My experience with Taurus wasn't nearly as good.  Back in 2000, I sent in my Taurus 65 revolver (.357 magnum) for repair work to fix an issue with the cylinder rotation, and it took two months for me to get it back.  I will say, that once I got it back, it did function flawlessly.  I understand, though, that Taurus' customer service has gotten much better in these last 14 years.


----------



## wimwag (Apr 21, 2014)

Last September I shipped back a super defective Stevens 320 pump to Savage.  Getting an RMA was a pain because the girl reading a customer service manual couldn't comprehend the meaning of broken welds and stuck pump.  Open the chamber...cant...try depressing the pump release button...i can't.  Its above the pistol grip on the left side of the gun...i can't..is the pump stuck?  That's what I said.

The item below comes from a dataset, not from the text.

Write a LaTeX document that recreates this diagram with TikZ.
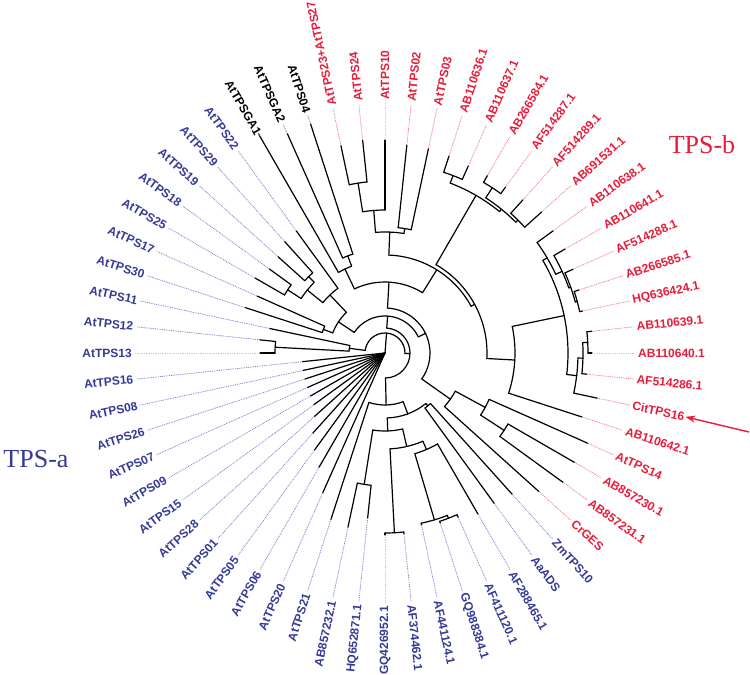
\documentclass[tikz,border=0pt]{standalone}
\usepackage{fontspec}
\setmainfont{Liberation Serif}
\newfontfamily\labfont{Liberation Sans Bold}
\usetikzlibrary{arrows.meta}
\definecolor{txtR}{RGB}{232,28,58}
\definecolor{txtB}{RGB}{52,58,150}
\definecolor{txtK}{RGB}{0,0,0}
\definecolor{dotR}{RGB}{244,120,150}
\definecolor{dotB}{RGB}{130,130,212}
\definecolor{dotK}{RGB}{130,130,130}
\tikzset{
  tr/.style={line width=1.2pt,black,line cap=round},
  lab/.style={inner sep=1pt,font=\labfont\fontsize{12}{12}\selectfont},
  dl/.style={line width=0.8pt,dash pattern=on 0.9pt off 0.9pt},
}
\newcommand\rd[3]{\draw[tr] (#1:#2pt) -- (#1:#3pt);}
\newcommand\ac[3]{\draw[tr] (#2:#1pt) arc[start angle=#2,end angle=#3,radius=#1pt];}
\begin{document}
\begin{tikzpicture}
\fill[white] (-385pt,-322pt) rectangle (365pt,353pt);
\useasboundingbox (-385pt,-322pt) rectangle (365pt,353pt);
% ---- TPS-b top
\ac{172}{96}{102}\rd{102}{172}{212}\rd{96}{172}{214}
\ac{143}{90}{99}\rd{99}{143}{172}\rd{90}{143}{213}
\ac{126}{78}{84}\rd{84}{126}{209}\rd{78}{126}{209}
\ac{121}{81}{94.5}\rd{94.5}{121}{143}\rd{81}{121}{126}
% B group
\ac{190}{66}{72}\rd{72}{190}{207}\rd{66}{190}{205}
\ac{197}{54}{60}\rd{60}{197}{205}\rd{54}{197}{205}
\ac{188}{42}{48}\rd{48}{188}{206}\rd{42}{188}{211}
\ac{185}{45}{57}\rd{57}{185}{197}\rd{45}{185}{188}
\ac{182}{51}{69}\rd{69}{182}{190}\rd{51}{182}{185}
% C group
\ac{199}{12}{18}\rd{18}{199}{204}\rd{12}{199}{202}
\ac{197}{15}{24}\rd{24}{197}{206}\rd{15}{197}{199}
\ac{195}{19.5}{30}\rd{30}{195}{208}\rd{19.5}{195}{197}
\ac{188}{24.75}{36}\rd{36}{188}{208}\rd{24.75}{188}{195}
% E group
\ac{203}{0}{6}\rd{6}{203}{208}\rd{0}{203}{207}
\ac{198}{-6}{3}\rd{3}{198}{203}\rd{-6}{198}{203}
\ac{193}{-12}{-1.5}\rd{-1.5}{193}{198}\rd{-12}{193}{217}
\ac{183}{-6.75}{30.4}\rd{30.4}{183}{188}\rd{-6.75}{183}{193}
\ac{130}{-18}{11.8}\rd{11.8}{130}{183}\rd{-18}{130}{207}
\ac{102}{-3.1}{60}\rd{60}{102}{182}\rd{-3.1}{102}{130}
\ac{98}{28.5}{87.75}\rd{87.75}{98}{121}\rd{28.5}{98}{102}
% I J K
\ac{142}{-36}{-30}\rd{-30}{142}{219}\rd{-36}{142}{220}
\ac{114}{-33}{-24}\rd{-24}{114}{222}\rd{-33}{114}{142}
\ac{80}{-42}{-28.5}\rd{-28.5}{80}{114}\rd{-42}{80}{207}
% black group
\ac{104}{108}{114}\rd{114}{104}{240}\rd{108}{104}{241}
\ac{93}{111}{120}\rd{120}{93}{253}\rd{111}{93}{104}
\ac{71}{58.1}{115.5}\rd{115.5}{71}{93}\rd{58.1}{71}{98}
\ac{45}{-35.25}{86.8}\rd{86.8}{45}{71}\rd{-35.25}{45}{80}
% upper-left blue
\ac{66}{156}{162}\rd{162}{66}{147}\rd{156}{66}{140}
\ac{116}{144}{150}\rd{150}{116}{150}\rd{144}{116}{143}
\ac{108}{132}{138}\rd{138}{108}{144}\rd{132}{108}{150}
\ac{100}{135}{147}\rd{147}{100}{116}\rd{135}{100}{108}
\ac{80}{126}{141}\rd{141}{80}{100}\rd{126}{80}{151}
\ac{56}{133.5}{159}\rd{159}{56}{66}\rd{133.5}{56}{80}
\ac{37}{25.8}{146.25}\rd{146.25}{37}{56}\rd{25.8}{37}{45}
% V
\ac{110}{174}{180}\rd{174}{110}{126}\rd{180}{110}{125}
\ac{36}{168}{177}\rd{177}{36}{110}\rd{168}{36}{118}
% bottom
\ac{180}{-90}{-84}\rd{-84}{180}{182}\rd{-90}{180}{182}
\ac{177}{-72}{-66}\rd{-66}{177}{180}\rd{-72}{177}{179}
\ac{174}{-78}{-69}\rd{-69}{174}{177}\rd{-78}{174}{176}
\ac{105}{-73.5}{-60}\rd{-60}{105}{186}\rd{-73.5}{105}{174}
\ac{96}{-87}{-66.75}\rd{-87}{96}{180}\rd{-66.75}{96}{105}
\ac{133}{-102}{-96}\rd{-96}{133}{166}\rd{-102}{133}{178}
\ac{78}{-99}{-76.9}\rd{-99}{78}{133}\rd{-76.9}{78}{96}
\ac{68}{-54}{-48}\rd{-48}{68}{190}\rd{-54}{68}{186}
\ac{65}{-88}{-51}\rd{-88}{65}{78}\rd{-51}{65}{68}
\ac{52}{-108}{-69.5}\rd{-108}{52}{175}\rd{-69.5}{52}{65}
\ac{25}{-88.75}{86}\rd{86}{25}{37}\rd{-88.75}{25}{52}
\ac{20}{-1.4}{172.5}\rd{172.5}{20}{36}\rd{-1.4}{20}{25}
\rd{85.5}{0}{20}
% fan from root
\foreach \a/\p in {-114/153,-120/132,-126/120,-132/108,-138/95,-144/88,-150/86,-156/85,-162/84,-168/84,-174/83}
  {\draw[tr] (0,0) -- (\a:\p pt);}
% leaves: dotted line and label
\foreach \i/\t/\p/\c in {
1/AtTPS23+AtTPS27/212/R,2/AtTPS24/214/R,3/AtTPS10/213/R,4/AtTPS02/209/R,5/AtTPS03/209/R,
6/AB110636.1/207/R,7/AB110637.1/205/R,8/AB266584.1/205/R,9/AF514287.1/205/R,10/AF514289.1/206/R,
11/AB691531.1/211/R,12/AB110638.1/208/R,13/AB110641.1/208/R,14/AF514288.1/206/R,15/AB266585.1/204/R,
16/HQ636424.1/202/R,17/AB110639.1/208/R,18/AB110640.1/207/R,19/AF514286.1/203/R,20/CitTPS16/217/R,
21/AB110642.1/207/R,22/AtTPS14/222/R,23/AB857230.1/219/R,24/AB857231.1/220/R,25/CrGES/207/R,
26/ZmTPS10/190/B,27/AaADS/186/B,28/AF288465.1/186/B,29/AF411120.1/180/B,30/GQ988384.1/179/B,
31/AF441124.1/176/B,32/AF374462.1/182/B,33/GQ426952.1/182/B,34/HQ652871.1/166/B,35/AB857232.1/178/B,
36/AtTPS21/175/B,37/AtTPS20/153/B,38/AtTPS06/132/B,39/AtTPS05/120/B,40/AtTPS01/108/B,
41/AtTPS28/95/B,42/AtTPS15/88/B,43/AtTPS09/86/B,44/AtTPS07/85/B,45/AtTPS26/84/B,
46/AtTPS08/84/B,47/AtTPS16/83/B,48/AtTPS13/125/B,49/AtTPS12/126/B,50/AtTPS11/118/B,
51/AtTPS30/147/B,52/AtTPS17/140/B,53/AtTPS25/150/B,54/AtTPS18/143/B,55/AtTPS19/144/B,
56/AtTPS29/150/B,57/AtTPS22/151/B,58/AtTPSGA1/253/K,59/AtTPSGA2/240/K,60/AtTPS04/241/K}{
  \pgfmathsetmacro\a{102-6*(\i-1)}
  \pgfmathtruncatemacro\ax{mod(\i,15)==3}
  \ifnum\i<33
    \node[lab,anchor=west,rotate=\a,text=txt\c] (l\i) at (\a:252pt) {\t};
  \else
    \pgfmathsetmacro\b{\a+180}
    \node[lab,anchor=east,rotate=\b,text=txt\c] (l\i) at (\a:252pt) {\t};
  \fi
  \ifnum\ax=1
    \draw[dl,dot\c!50] (\a:\p pt) -- (\a:250pt);
  \else
    \draw[dl,dot\c] (\a:\p pt) -- (\a:250pt);
  \fi
}
% clade names and arrow
\node[text=txtR,font=\fontsize{26}{26}\selectfont] (tpsb) at (317pt,208pt) {TPS-b};
\node[text=txtB,font=\fontsize{26}{26}\selectfont] (tpsa) at (-349pt,-106pt) {TPS-a};
\coordinate (arrS) at (364pt,-79pt);
\draw[line width=1.4pt,txtR,-{Stealth[length=10pt,width=7pt]}] (arrS) -- (l20.east);
\end{tikzpicture}
\end{document}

After all was said and done, I got it warrantied and they sent back a 350 with my pistol grip/A2 stock and bead sight configuration and they paid the shipping so I guess they upgraded it.  I hope that service rep is gone...she's seriously retarded.


----------



## ShazamKenpo (May 3, 2014)

That is great to know about Walther.  Just from past experience Smith & Wesson has been outstanding. Glock very good. H&K perhaps the worse in the business and Beretta slightly better but not much.


----------